> Dataset content
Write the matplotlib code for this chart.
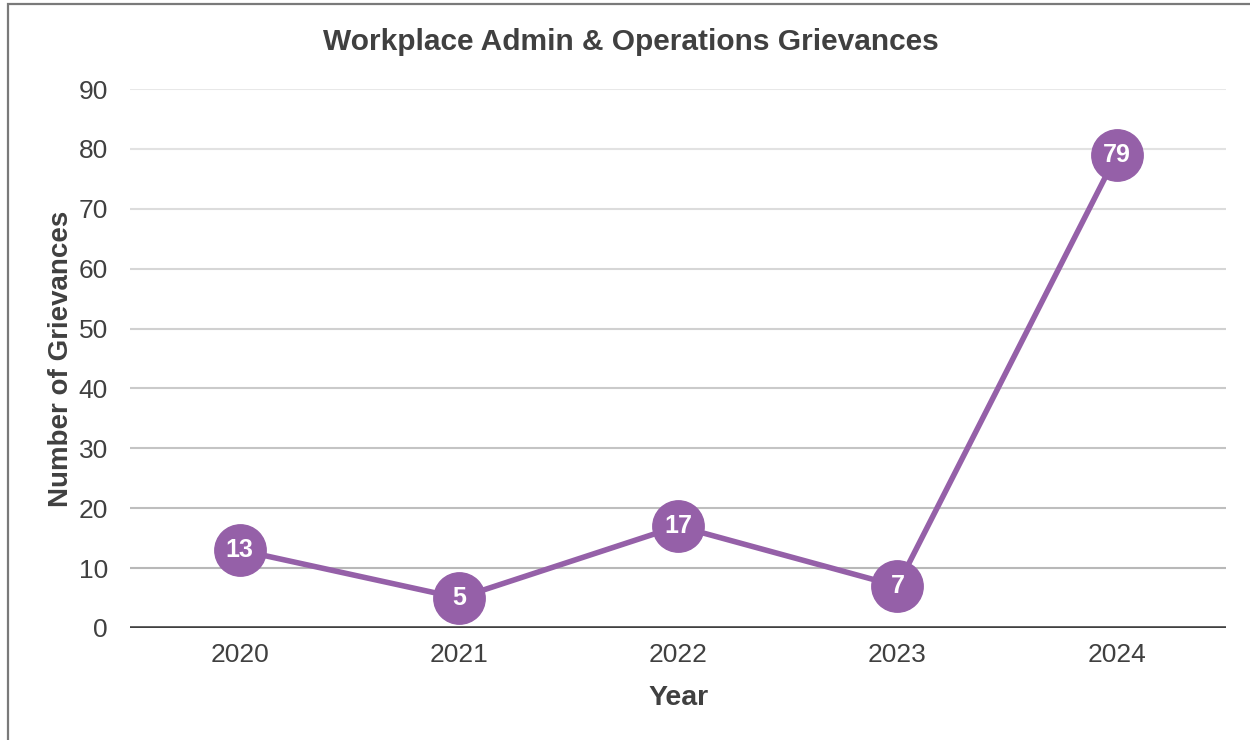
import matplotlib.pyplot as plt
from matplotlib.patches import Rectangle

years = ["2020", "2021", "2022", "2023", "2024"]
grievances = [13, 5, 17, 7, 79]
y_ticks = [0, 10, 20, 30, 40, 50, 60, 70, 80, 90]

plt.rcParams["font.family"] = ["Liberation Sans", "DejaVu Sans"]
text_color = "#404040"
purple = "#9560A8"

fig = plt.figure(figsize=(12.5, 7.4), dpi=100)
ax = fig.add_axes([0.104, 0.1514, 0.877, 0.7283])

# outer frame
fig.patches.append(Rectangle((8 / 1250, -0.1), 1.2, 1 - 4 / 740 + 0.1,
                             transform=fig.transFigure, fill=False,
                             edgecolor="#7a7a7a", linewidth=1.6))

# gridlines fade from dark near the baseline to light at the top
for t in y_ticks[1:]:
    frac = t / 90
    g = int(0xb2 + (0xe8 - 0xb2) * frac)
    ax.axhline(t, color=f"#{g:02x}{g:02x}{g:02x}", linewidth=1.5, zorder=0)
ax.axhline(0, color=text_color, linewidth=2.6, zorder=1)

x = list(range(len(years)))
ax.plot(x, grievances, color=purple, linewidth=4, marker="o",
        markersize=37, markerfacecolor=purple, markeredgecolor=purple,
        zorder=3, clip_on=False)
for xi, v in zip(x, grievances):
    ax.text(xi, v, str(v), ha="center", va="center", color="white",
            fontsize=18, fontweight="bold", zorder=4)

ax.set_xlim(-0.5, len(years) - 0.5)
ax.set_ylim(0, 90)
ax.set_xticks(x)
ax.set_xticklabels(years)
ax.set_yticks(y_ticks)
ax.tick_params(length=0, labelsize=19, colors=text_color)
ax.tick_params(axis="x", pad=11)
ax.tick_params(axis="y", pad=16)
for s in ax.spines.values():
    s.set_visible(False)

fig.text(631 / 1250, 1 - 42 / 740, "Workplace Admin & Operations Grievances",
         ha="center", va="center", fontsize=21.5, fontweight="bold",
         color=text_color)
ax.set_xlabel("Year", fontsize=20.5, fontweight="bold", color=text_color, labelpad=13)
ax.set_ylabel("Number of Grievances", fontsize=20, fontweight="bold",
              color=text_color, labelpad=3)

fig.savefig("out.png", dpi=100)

> Exercise
Extract the full listing above verbatim; pictures are to be left out of the copy.

> Task result
Write the matplotlib code for this chart.
import matplotlib.pyplot as plt
from matplotlib.patches import Rectangle

years = ["2020", "2021", "2022", "2023", "2024"]
grievances = [13, 5, 17, 7, 79]
y_ticks = [0, 10, 20, 30, 40, 50, 60, 70, 80, 90]

plt.rcParams["font.family"] = ["Liberation Sans", "DejaVu Sans"]
text_color = "#404040"
purple = "#9560A8"

fig = plt.figure(figsize=(12.5, 7.4), dpi=100)
ax = fig.add_axes([0.104, 0.1514, 0.877, 0.7283])

# outer frame
fig.patches.append(Rectangle((8 / 1250, -0.1), 1.2, 1 - 4 / 740 + 0.1,
                             transform=fig.transFigure, fill=False,
                             edgecolor="#7a7a7a", linewidth=1.6))

# gridlines fade from dark near the baseline to light at the top
for t in y_ticks[1:]:
    frac = t / 90
    g = int(0xb2 + (0xe8 - 0xb2) * frac)
    ax.axhline(t, color=f"#{g:02x}{g:02x}{g:02x}", linewidth=1.5, zorder=0)
ax.axhline(0, color=text_color, linewidth=2.6, zorder=1)

x = list(range(len(years)))
ax.plot(x, grievances, color=purple, linewidth=4, marker="o",
        markersize=37, markerfacecolor=purple, markeredgecolor=purple,
        zorder=3, clip_on=False)
for xi, v in zip(x, grievances):
    ax.text(xi, v, str(v), ha="center", va="center", color="white",
            fontsize=18, fontweight="bold", zorder=4)

ax.set_xlim(-0.5, len(years) - 0.5)
ax.set_ylim(0, 90)
ax.set_xticks(x)
ax.set_xticklabels(years)
ax.set_yticks(y_ticks)
ax.tick_params(length=0, labelsize=19, colors=text_color)
ax.tick_params(axis="x", pad=11)
ax.tick_params(axis="y", pad=16)
for s in ax.spines.values():
    s.set_visible(False)

fig.text(631 / 1250, 1 - 42 / 740, "Workplace Admin & Operations Grievances",
         ha="center", va="center", fontsize=21.5, fontweight="bold",
         color=text_color)
ax.set_xlabel("Year", fontsize=20.5, fontweight="bold", color=text_color, labelpad=13)
ax.set_ylabel("Number of Grievances", fontsize=20, fontweight="bold",
              color=text_color, labelpad=3)

fig.savefig("out.png", dpi=100)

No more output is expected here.